Wider and with a more powerful sound than all the other flattop guitars on the market, they were immediately successful.
The first Gibson Jumbo was similar to a Dreadnought, but had more rounded shoulders.
It had a 16" body, 4" deep, with a fixed pinned bridge that had a slanted compensating saddle.
The Jumbo had a sunburst finish. It was made of mahogany, and had a spruce top and a rosewood fingerboard.

==Production 1936-1938==
The Advanced Jumbo replaced the original Gibson Jumbo.
It had rosewood back and sides, an Adirondack Spruce soundboard, a 25.5 inch scale length, and a 1.725 inch nut width.
The Advanced Jumbo and the Jumbo 35 were both introduced in 1936.
Both of these instruments were 16 in wide, and had 14 frets clear of their bodies. The Jumbo 35 was the lower-priced model, going for just $35.
The Advanced Jumbo was retailed at $80, still less than the $100 Martin D-28 Dreadnought.
It was also built a bit more inexpensively than the Martin instrument.
For example, the main braces did not tuck into the side bandings, which could cause problems.

The Gibson Advanced Jumbo was favored by 1930s players such as Bob Baker, a singing cowboy.
A famous bluegrass player said the Advanced Jumbo blew him away the first time he ever touched one.

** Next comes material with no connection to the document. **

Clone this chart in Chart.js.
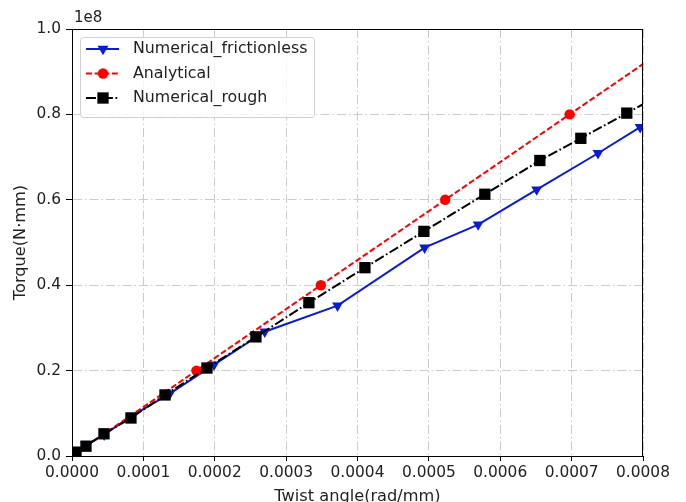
<!DOCTYPE html>
<html>
<head>
<meta charset="utf-8">
<script src="https://cdn.jsdelivr.net/npm/chart.js@4.4.1/dist/chart.umd.min.js"></script>
<style>
  html, body { margin: 0; padding: 0; background: #fff; }
  #wrap { width: 686px; height: 502px; }
</style>
</head>
<body>
<div id="wrap"><canvas id="grafico" width="686" height="502"></canvas></div>
<script>
// Datos (angulo en rad/mm, par en N·mm)
const seriesNames = ['Numerical_frictionless', 'Analytical', 'Numerical_rough'];

const frictionlessAngle  = [0.0000070, 0.0000190, 0.0000450, 0.0000840, 0.0001370, 0.0001990, 0.0002700, 0.0003720, 0.0004940, 0.0005690, 0.0006510, 0.0007370, 0.0007960];
const frictionlessTorque = [0.005e8, 0.025e8, 0.050e8, 0.094e8, 0.146e8, 0.214e8, 0.291e8, 0.352e8, 0.488e8, 0.542e8, 0.624e8, 0.709e8, 0.770e8];

const analyticalAngle  = [0.0000000, 0.0001743, 0.0003486, 0.0005229, 0.0006972, 0.0008715];
const analyticalTorque = [0.000e8, 0.200e8, 0.400e8, 0.600e8, 0.800e8, 1.000e8];

const roughAngle  = [0.0000056, 0.0000196, 0.0000448, 0.0000826, 0.0001303, 0.0001891, 0.0002577, 0.0003319, 0.0004104, 0.0004930, 0.0005784, 0.0006555, 0.0007129, 0.0007773, 0.0008450];
const roughTorque = [0.009e8, 0.023e8, 0.052e8, 0.089e8, 0.143e8, 0.206e8, 0.279e8, 0.359e8, 0.441e8, 0.526e8, 0.613e8, 0.692e8, 0.744e8, 0.803e8, 0.865e8];

const xTickStep = 0.0001;
const yTickStep = 0.2e8;

function toPoints(xs, ys) {
    return xs.map((x, i) => ({ x: x, y: ys[i] }));
}

const FONT = 'DejaVu Sans';

// Leyenda al estilo matplotlib (linea + marcador)
const legendPlugin = {
    id: 'mplLegend',
    afterDraw(chart) {
        const ctx = chart.ctx;
        const area = chart.chartArea;
        ctx.save();
        // marco completo
        ctx.strokeStyle = '#000';
        ctx.lineWidth = 1;
        ctx.setLineDash([]);
        ctx.strokeRect(area.left + 0.5, area.top + 0.5, area.right - area.left - 1, area.bottom - area.top);
        // 1e8
        ctx.fillStyle = '#222';
        ctx.font = '15px "' + FONT + '"';
        ctx.textBaseline = 'middle';
        ctx.textAlign = 'left';
        ctx.fillText('1e8', area.left + 2, 18);

        // caja de la leyenda
        const bx = 80, by = 37, bw = 234, bh = 80;
        ctx.beginPath();
        ctx.roundRect(bx + 0.5, by + 0.5, bw, bh, 3);
        ctx.fillStyle = 'rgba(255,255,255,0.8)';
        ctx.fill();
        ctx.strokeStyle = '#d0d0d0';
        ctx.stroke();

        chart.data.datasets.forEach((ds, i) => {
            const y = 49 + i * 24.5;
            ctx.strokeStyle = ds.borderColor;
            ctx.lineWidth = ds.borderWidth;
            ctx.setLineDash(ds.borderDash || []);
            ctx.beginPath();
            ctx.moveTo(86, y);
            ctx.lineTo(119, y);
            ctx.stroke();
            ctx.setLineDash([]);
            ctx.fillStyle = ds.pointBackgroundColor;
            const cx = 103, r = ds.pointRadius;
            ctx.beginPath();
            if (ds.pointStyle === 'circle') {
                ctx.arc(cx, y, r, 0, Math.PI * 2);
            } else if (ds.pointStyle === 'rect') {
                const s = r * Math.SQRT1_2;
                ctx.rect(cx - s, y - s, 2 * s, 2 * s);
            } else {
                ctx.moveTo(cx, y + r);
                ctx.lineTo(cx - r * 0.866, y - r / 2);
                ctx.lineTo(cx + r * 0.866, y - r / 2);
                ctx.closePath();
            }
            ctx.fill();
            ctx.fillStyle = '#222';
            ctx.font = '15.8px "' + FONT + '"';
            ctx.fillText(ds.label, 133, y);
        });
        ctx.restore();
    }
};

const gridCommon = {
    color: '#cccccc',
    lineWidth: 1,
    tickColor: '#000',
    tickWidth: 1,
    tickBorderDash: [],
    drawTicks: true
};

const ctx = document.getElementById('grafico').getContext('2d');
const myChart = new Chart(ctx, {
    type: 'line',
    data: {
        datasets: [{
            label: seriesNames[0],
            data: toPoints(frictionlessAngle, frictionlessTorque),
            borderColor: '#0a1bd6',
            backgroundColor: '#0a1bd6',
            pointBackgroundColor: '#0a1bd6',
            pointBorderColor: '#0a1bd6',
            borderWidth: 2,
            pointStyle: 'triangle',
            pointRotation: 180,
            pointRadius: 6.3,
            pointBorderWidth: 0,
            order: 3
        }, {
            label: seriesNames[1],
            data: toPoints(analyticalAngle, analyticalTorque),
            borderColor: '#ff0000',
            backgroundColor: '#ff0000',
            pointBackgroundColor: '#ff0000',
            pointBorderColor: '#ff0000',
            borderWidth: 2,
            borderDash: [6, 2.6],
            pointStyle: 'circle',
            pointRadius: 5.2,
            pointBorderWidth: 0,
            order: 2
        }, {
            label: seriesNames[2],
            data: toPoints(roughAngle, roughTorque),
            borderColor: '#000000',
            backgroundColor: '#000000',
            pointBackgroundColor: '#000000',
            pointBorderColor: '#000000',
            borderWidth: 2,
            borderDash: [10, 2.6, 1.7, 2.6],
            pointStyle: 'rect',
            pointRadius: 8,
            pointBorderWidth: 0,
            order: 1
        }]
    },
    options: {
        responsive: false,
        animation: false,
        layout: { padding: { top: 29, right: 43, left: 0, bottom: 0 } },
        plugins: {
            legend: { display: false },
            tooltip: { enabled: false }
        },
        elements: { line: { tension: 0, fill: false } },
        scales: {
            x: {
                type: 'linear',
                min: 0,
                max: 0.0008,
                afterFit: (s) => { s.height = 46; },
                afterBuildTicks: (s) => {
                    s.ticks = [];
                    for (let i = 0; i <= 8; i++) s.ticks.push({ value: i * xTickStep });
                },
                ticks: {
                    color: '#222',
                    font: { family: FONT, size: 15.4 },
                    padding: 3,
                    maxRotation: 0,
                    callback: (v) => v.toFixed(4)
                },
                grid: Object.assign({}, gridCommon, { tickLength: 5 }),
                border: { display: true, color: '#000', width: 1, dash: [9, 3, 1.5, 3] },
                title: {
                    display: true,
                    text: 'Twist angle(rad/mm)',
                    color: '#222',
                    font: { family: FONT, size: 16.2, lineHeight: 1 },
                    padding: { top: 0, bottom: -3 }
                }
            },
            y: {
                type: 'linear',
                min: 0,
                max: 1e8,
                afterFit: (s) => { s.width = 72; },
                afterBuildTicks: (s) => {
                    s.ticks = [];
                    for (let i = 0; i <= 5; i++) s.ticks.push({ value: i * yTickStep });
                },
                ticks: {
                    color: '#222',
                    font: { family: FONT, size: 15.4 },
                    padding: 5,
                    callback: (v) => (v / 1e8).toFixed(1)
                },
                grid: Object.assign({}, gridCommon, { tickLength: 6 }),
                border: { display: true, color: '#000', width: 1, dash: [9, 3, 1.5, 3] },
                title: {
                    display: true,
                    text: 'Torque(N·mm)',
                    color: '#222',
                    font: { family: FONT, size: 16.2 },
                    padding: { top: 11, bottom: 0 }
                }
            }
        }
    },
    plugins: [legendPlugin]
});
</script>
</body>
</html>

According to one collector, "The Advanced Jumbo was probably the best flattop in Gibson's entire history, a wonderful guitar".
However, production ceased after a small run of 300 guitars.

==Postproduction==
In 1938–1939 Gibson replaced the Advanced Jumbo with the Super Jumbo 100 and Super Jumbo 200.

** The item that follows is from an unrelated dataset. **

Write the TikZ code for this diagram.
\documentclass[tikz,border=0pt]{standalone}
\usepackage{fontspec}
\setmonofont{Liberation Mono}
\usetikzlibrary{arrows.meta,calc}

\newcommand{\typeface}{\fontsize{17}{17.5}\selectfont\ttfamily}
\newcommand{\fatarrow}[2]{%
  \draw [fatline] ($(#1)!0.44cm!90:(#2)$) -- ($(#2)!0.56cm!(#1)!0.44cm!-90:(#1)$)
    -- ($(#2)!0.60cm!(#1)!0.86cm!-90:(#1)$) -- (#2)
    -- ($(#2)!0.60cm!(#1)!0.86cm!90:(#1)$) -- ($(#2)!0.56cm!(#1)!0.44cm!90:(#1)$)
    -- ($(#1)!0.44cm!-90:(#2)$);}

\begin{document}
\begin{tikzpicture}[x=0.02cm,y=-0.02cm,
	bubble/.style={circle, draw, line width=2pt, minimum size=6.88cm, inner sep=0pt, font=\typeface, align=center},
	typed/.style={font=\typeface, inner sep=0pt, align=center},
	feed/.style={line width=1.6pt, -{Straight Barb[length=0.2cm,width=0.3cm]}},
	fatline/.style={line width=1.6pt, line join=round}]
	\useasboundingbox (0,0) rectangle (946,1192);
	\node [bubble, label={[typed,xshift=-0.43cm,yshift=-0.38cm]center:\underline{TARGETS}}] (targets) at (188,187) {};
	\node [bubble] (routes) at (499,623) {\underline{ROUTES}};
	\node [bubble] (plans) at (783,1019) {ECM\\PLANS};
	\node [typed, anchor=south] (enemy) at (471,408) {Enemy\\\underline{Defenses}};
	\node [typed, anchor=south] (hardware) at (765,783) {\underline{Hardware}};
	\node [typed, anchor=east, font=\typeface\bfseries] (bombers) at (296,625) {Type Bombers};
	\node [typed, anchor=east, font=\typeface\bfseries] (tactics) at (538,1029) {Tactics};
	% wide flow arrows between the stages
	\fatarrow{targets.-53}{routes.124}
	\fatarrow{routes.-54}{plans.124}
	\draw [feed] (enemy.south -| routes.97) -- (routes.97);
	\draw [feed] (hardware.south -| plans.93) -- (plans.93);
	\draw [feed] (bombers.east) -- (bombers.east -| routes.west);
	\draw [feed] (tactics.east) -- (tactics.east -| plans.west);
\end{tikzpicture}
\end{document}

The Super Jumbo was still being produced in 2003.
Gibson's Ray Whitley-branded "Recording King", introduced in 1939, was a similar sized flattop guitar with rosewood back and sides and a sunburst spruce top.
The Advanced Jumbos remain valued.
Today an Advanced Jumbo would fetch about the same as a prewar Martin herringbone D-28.
A price of $1,600 was asked for an Advanced Jumbo "reissue" in 1995.